Pesarean Imogiri Makam Raja Raja Mataram Islam di Yogyakarta

THI. Yogyakarta - Pemakaman Imogiri, Pasarean Imogiri, atau Pajimatan Girirejo Imogiri merupakan kompleks pemakaman yang berlokasi di Imogiri, Imogiri, Bantul, DI Yogyakarta merupakan kompleks makam raja-raja dan keluarga raja dari kesultanan Mataram. 

Makam raja raja mataram islam di imogiri Bantul Yogyakarta.


Makam ini terletak di atas perbukitan yang juga masih satu gugusan dengan Pegunungan Seribu. Imogiri berasal dari kata hima dan giri.
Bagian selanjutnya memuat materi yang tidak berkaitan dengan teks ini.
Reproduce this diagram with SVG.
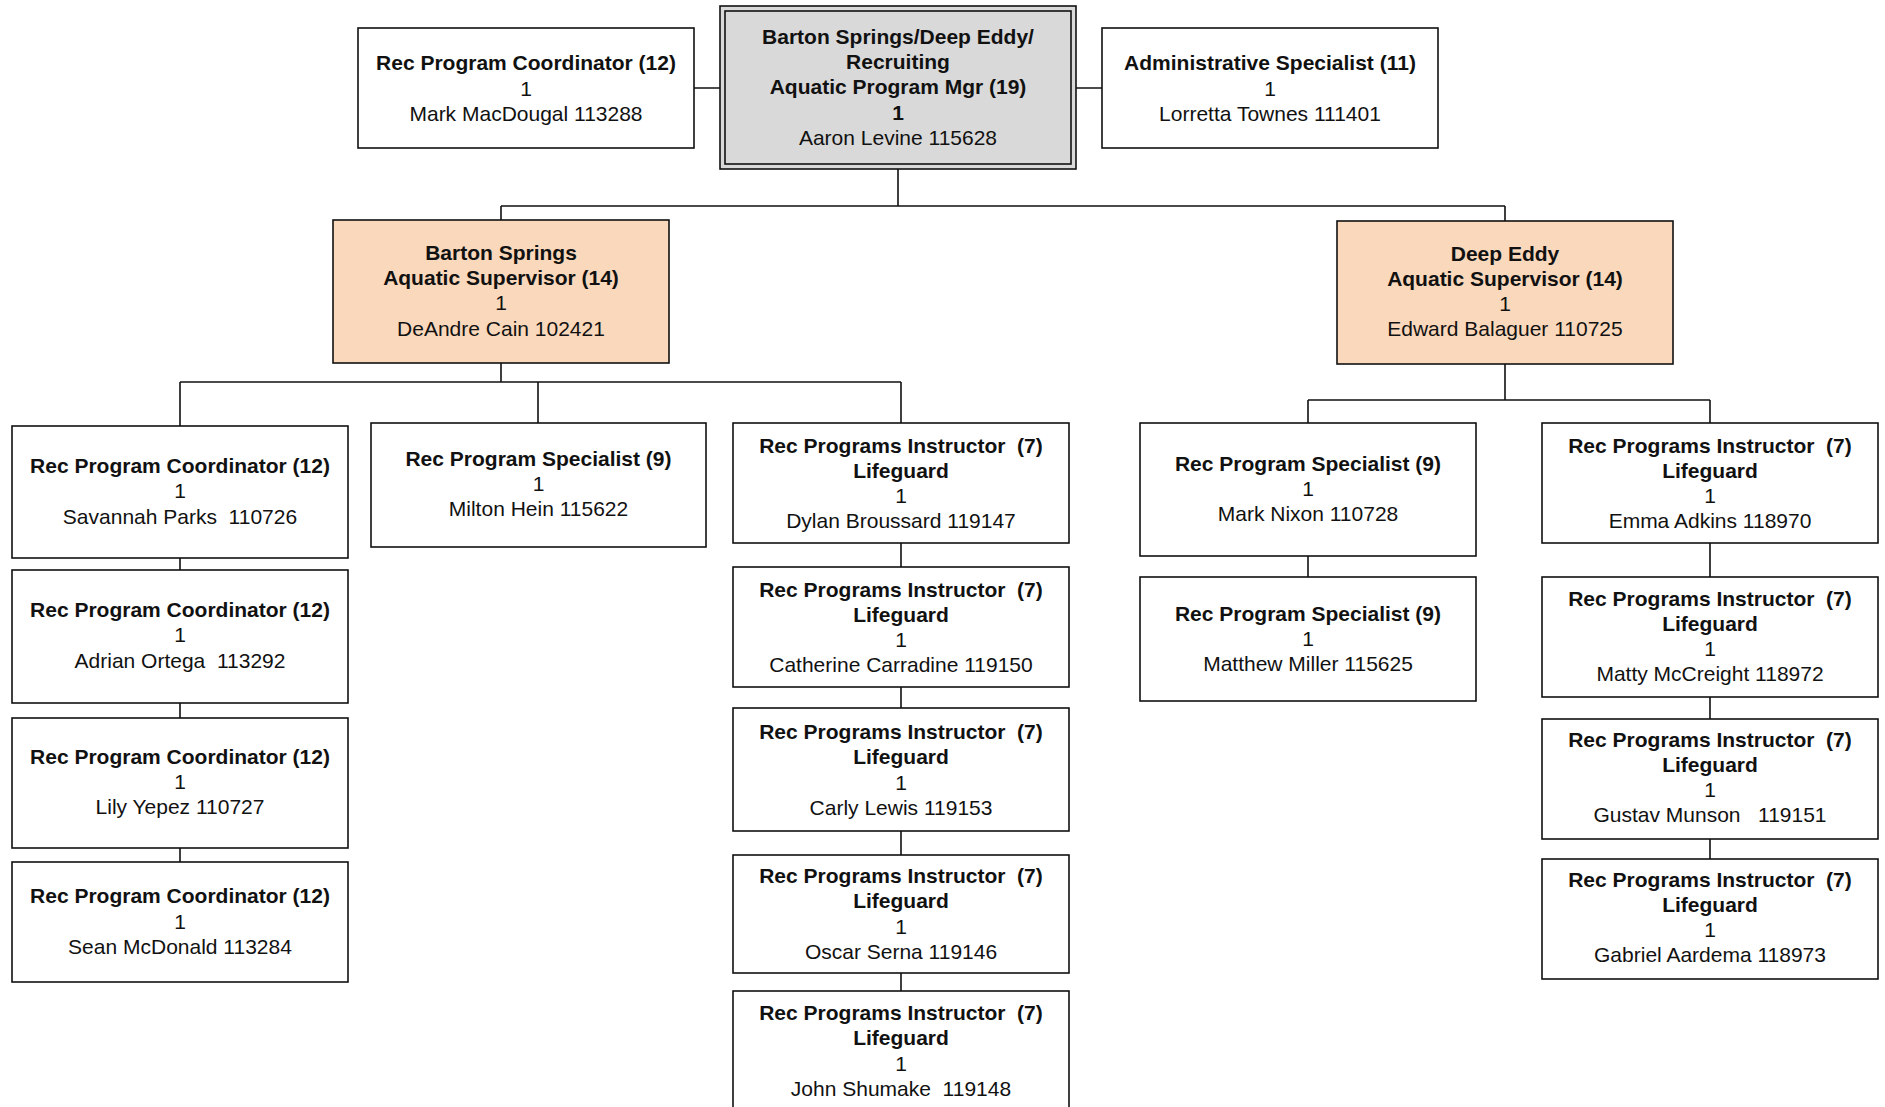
<svg xmlns="http://www.w3.org/2000/svg" width="1885" height="1107" viewBox="0 0 1885 1107">
<style>
.box{fill:#ffffff;stroke:#111111;stroke-width:1.6}
.sup{fill:#fad8bc;stroke:#111111;stroke-width:1.6}
.mgr{fill:#d9d9d9;stroke:#111111;stroke-width:1.6}
text{font-family:"Liberation Sans",Arial,sans-serif;font-size:21px;fill:#111111;text-anchor:middle;white-space:pre}
.b{font-weight:bold}
.conn{fill:none;stroke:#111111;stroke-width:1.6}
</style>
<rect width="1885" height="1107" fill="#ffffff"/>
<g id="connectors" class="conn">
<path d="M694 88H720M1076 88H1102"/>
<path d="M898 169V206M501 206H1505M501 206V220M1505 206V221"/>
<path d="M501 363V382M180 382H901M180 382V426M538 382V423M901 382V423"/>
<path d="M180 558V570M180 703V718M180 848V862"/>
<path d="M901 543V567M901 687V708M901 831V855M901 973V991"/>
<path d="M1505 364V400M1308 400H1710M1308 400V423M1710 400V423"/>
<path d="M1308 556V577"/>
<path d="M1710 543V577M1710 697V719M1710 839V859"/>
</g>
<g id="n-macdougal"><rect class="box" x="358" y="28" width="336" height="120"/>
<text x="526" y="70.3" class="b">Rec Program Coordinator (12)</text><text x="526" y="95.5">1</text><text x="526" y="120.7">Mark MacDougal 113288</text></g>
<g id="n-levine"><rect class="mgr" x="720" y="6" width="356" height="163"/><rect class="mgr" x="725" y="11" width="346" height="153"/>
<text x="898" y="44" class="b">Barton Springs/Deep Eddy/</text><text x="898" y="69.2" class="b">Recruiting</text><text x="898" y="94.4" class="b">Aquatic Program Mgr (19)</text><text x="898" y="119.6" class="b">1</text><text x="898" y="144.8">Aaron Levine 115628</text></g>
<g id="n-townes"><rect class="box" x="1102" y="28" width="336" height="120"/>
<text x="1270" y="70.3" class="b">Administrative Specialist (11)</text><text x="1270" y="95.5">1</text><text x="1270" y="120.7">Lorretta Townes 111401</text></g>
<g id="n-cain"><rect class="sup" x="333" y="220" width="336" height="143"/>
<text x="501" y="260" class="b">Barton Springs</text><text x="501" y="285.2" class="b">Aquatic Supervisor (14)</text><text x="501" y="310.4">1</text><text x="501" y="335.6">DeAndre Cain 102421</text></g>
<g id="n-balaguer"><rect class="sup" x="1337" y="221" width="336" height="143"/>
<text x="1505" y="260.5" class="b">Deep Eddy</text><text x="1505" y="285.7" class="b">Aquatic Supervisor (14)</text><text x="1505" y="310.9">1</text><text x="1505" y="336.1">Edward Balaguer 110725</text></g>
<g id="n-parks"><rect class="box" x="12" y="426" width="336" height="132"/>
<text x="180" y="472.5" class="b">Rec Program Coordinator (12)</text><text x="180" y="498">1</text><text x="180" y="523.5">Savannah Parks  110726</text></g>
<g id="n-ortega"><rect class="box" x="12" y="570" width="336" height="133"/>
<text x="180" y="617" class="b">Rec Program Coordinator (12)</text><text x="180" y="642.3">1</text><text x="180" y="667.5">Adrian Ortega  113292</text></g>
<g id="n-yepez"><rect class="box" x="12" y="718" width="336" height="130"/>
<text x="180" y="763.5" class="b">Rec Program Coordinator (12)</text><text x="180" y="789">1</text><text x="180" y="814">Lily Yepez 110727</text></g>
<g id="n-mcdonald"><rect class="box" x="12" y="862" width="336" height="120"/>
<text x="180" y="903" class="b">Rec Program Coordinator (12)</text><text x="180" y="928.5">1</text><text x="180" y="953.5">Sean McDonald 113284</text></g>
<g id="n-hein"><rect class="box" x="371" y="423" width="335" height="124"/>
<text x="538.5" y="465.5" class="b">Rec Program Specialist (9)</text><text x="538.5" y="490.8">1</text><text x="538.5" y="516">Milton Hein 115622</text></g>
<g id="n-broussard"><rect class="box" x="733" y="423" width="336" height="120"/>
<text x="901" y="452.5" class="b">Rec Programs Instructor  (7)</text><text x="901" y="477.5" class="b">Lifeguard</text><text x="901" y="502.5">1</text><text x="901" y="528">Dylan Broussard 119147</text></g>
<g id="n-carradine"><rect class="box" x="733" y="567" width="336" height="120"/>
<text x="901" y="596.7" class="b">Rec Programs Instructor  (7)</text><text x="901" y="621.9" class="b">Lifeguard</text><text x="901" y="647.1">1</text><text x="901" y="672.3">Catherine Carradine 119150</text></g>
<g id="n-lewis"><rect class="box" x="733" y="708" width="336" height="123"/>
<text x="901" y="739.2" class="b">Rec Programs Instructor  (7)</text><text x="901" y="764.4" class="b">Lifeguard</text><text x="901" y="789.6">1</text><text x="901" y="814.8">Carly Lewis 119153</text></g>
<g id="n-serna"><rect class="box" x="733" y="855" width="336" height="118"/>
<text x="901" y="883.2" class="b">Rec Programs Instructor  (7)</text><text x="901" y="908.4" class="b">Lifeguard</text><text x="901" y="933.6">1</text><text x="901" y="958.8">Oscar Serna 119146</text></g>
<g id="n-shumake"><rect class="box" x="733" y="991" width="336" height="124"/>
<text x="901" y="1019.5" class="b">Rec Programs Instructor  (7)</text><text x="901" y="1045" class="b">Lifeguard</text><text x="901" y="1070.5">1</text><text x="901" y="1095.5">John Shumake  119148</text></g>
<g id="n-nixon"><rect class="box" x="1140" y="423" width="336" height="133"/>
<text x="1308" y="470.5" class="b">Rec Program Specialist (9)</text><text x="1308" y="495.7">1</text><text x="1308" y="521">Mark Nixon 110728</text></g>
<g id="n-miller"><rect class="box" x="1140" y="577" width="336" height="124"/>
<text x="1308" y="620.5" class="b">Rec Program Specialist (9)</text><text x="1308" y="645.7">1</text><text x="1308" y="671">Matthew Miller 115625</text></g>
<g id="n-adkins"><rect class="box" x="1542" y="423" width="336" height="120"/>
<text x="1710" y="452.5" class="b">Rec Programs Instructor  (7)</text><text x="1710" y="477.5" class="b">Lifeguard</text><text x="1710" y="502.5">1</text><text x="1710" y="528">Emma Adkins 118970</text></g>
<g id="n-mccreight"><rect class="box" x="1542" y="577" width="336" height="120"/>
<text x="1710" y="605.5" class="b">Rec Programs Instructor  (7)</text><text x="1710" y="630.7" class="b">Lifeguard</text><text x="1710" y="655.9">1</text><text x="1710" y="681.1">Matty McCreight 118972</text></g>
<g id="n-munson"><rect class="box" x="1542" y="719" width="336" height="120"/>
<text x="1710" y="746.8" class="b">Rec Programs Instructor  (7)</text><text x="1710" y="772" class="b">Lifeguard</text><text x="1710" y="797.2">1</text><text x="1710" y="822.4">Gustav Munson   119151</text></g>
<g id="n-aardema"><rect class="box" x="1542" y="859" width="336" height="120"/>
<text x="1710" y="886.7" class="b">Rec Programs Instructor  (7)</text><text x="1710" y="911.9" class="b">Lifeguard</text><text x="1710" y="937.1">1</text><text x="1710" y="962.3">Gabriel Aardema 118973</text></g>
</svg>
Hima berarti kabut dan giri berarti gunung, sehingga Imogiri bisa diartikan sebagai gunung yang diselimuti kabut.

Pemilihan bukit sebagai lokasi makam tidak dapat dilepaskan dari konsep masyarakat Jawa pra Hindu yang memandang bukit, atau tempat yang tinggi, sebagai suatu tempat yang sakral dan menjadi tempat bersemayamnya roh nenek moyang. 

Selain itu, pemilihan lokasi di tempat yang tinggi pun merupakan salah satu bentuk kepercayaan masyarakat Hindu yang menganggap semakin tinggi tempat pemakaman, maka semakin tinggi pula derajat kemuliaannya.

Pasarean Imogiri dibangun pada tahun 1632, pada masa pemerintahan Sultan Agung Hanyakrakusuma (1613-1645).

Pembangunan kompleks makam dipimpin oleh Kiai Tumenggung Citrokusumo, arsitekturnya merupakan perpaduan antara arsitektur Hindu dan Islam. 

Bata merah yang mendominasi area makam bagian atas merupakan ciri utama arsitektur Islam Jawa atau arsitektur Islam Hindu pada abad ke-17. 

Batu bata yang menyusun bangunan Pasarean Imogiri tidak direkatkan menggunakan spesi khusus seperti semen, diduga batu-batu bata tersebut disusun dengan metode kosod.

Permukaan bata yang satu digosokkan dengan permukaan bata yang lain dengan diberi sedikit air hingga keluar semacam cairan pekat. Cairan pekat inilah yang kemudian melekatkan satu bata dengan bata lainnya. 

Metode ini dimungkinkan karena adanya campuran khusus pada bata masa itu yang tidak lagi terdapat pada bata masa kini. 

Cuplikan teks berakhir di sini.